Studying psychology opens a world of possibilities for students interested in learning the concepts and theoretical perspectives behind the science of personality, motivation, emotion, adjustment, cognition and various behavioral disorders. At Emmanuel, students are offered opportunities to collaborate on student-faculty research initiatives typically unavailable at the undergraduate level, and then exhibit their findings in scientific journals and at conferences all over the country.
Requirements for Minor
2013-2014 Academic Catalog to find course titles, numbers and descriptions. Requirements for a Minor in Psychology
At least five courses are required:
PSYCH1501 General Psychology
PSYCH3211 Theories of Personality
PSYCH2303 Child Psychology
Or PSYCH2304 Adulthood and Aging
PSYCH2203 Social Psychology
Or PSYCH2105 Cross-Cultural Psychology
PSYCH3210 Child Psychopathology
Or PSYCH3212 Adult Psychopathology
Or PSYCH3601 Counseling Theories and Techniques
Learning Goals + Outcomes
The psychology department’s Learning Goals are based in the Principles for Quality Undergraduate Psychology Programs, a report put out by the American Psychological Association, which “recognizes the importance of undergraduate education in advancing psychology as a science, promoting human welfare, and fostering students’ growth and development,” (
APA.org). Each goal is broadly articulated, with the recognition that the content, depth, and breadth of the course are dependent upon a number of factors (e.g., 1000–4000-level).
Knowledge and Critical Engagement in Psychology: Students will understand and can apply the major concepts, theoretical perspectives (biological, behavioral, cognitive, developmental, and social), empirical findings, and historical trends in psychology, as well as the APA Code of Ethics.

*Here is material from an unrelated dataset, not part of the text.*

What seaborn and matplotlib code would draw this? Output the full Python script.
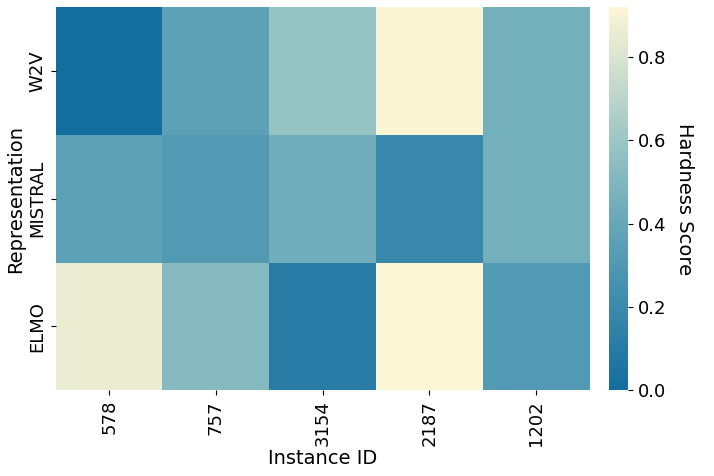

Research Methods in Psychology: Students will be able to engage in research design, sampling, data collection, data analysis and interpretation.
Information and Technological Literacy: Students will be proficient in the use of information and technology for many purposes relevant to the field of Psychology.
Communication Skills: Students will be proficient in written and oral communication in a variety of formats for educational and professional purposes.
Personal and Professional Development: Students will understand the links between personal and professional values, knowledge and skills, and aca- demic and career goals.
To further articulate how each goal is addressed within the Psychology program course structure, Student Learning Outcomes (SLOs) are articulated for each course that is part of the major and minor. Bloom’s taxonomy was used as a framework for distinguishing the level of skill or knowledge expected within the given course. These levels are: Remembering, Understanding, Applying, Analyzing, Evaluating and Creating. The student learning outcomes reflect both the Psychology program goals and the level of learning expected for each goal. The departmental goals and course-specific student learning outcomes are included in all course syllabi.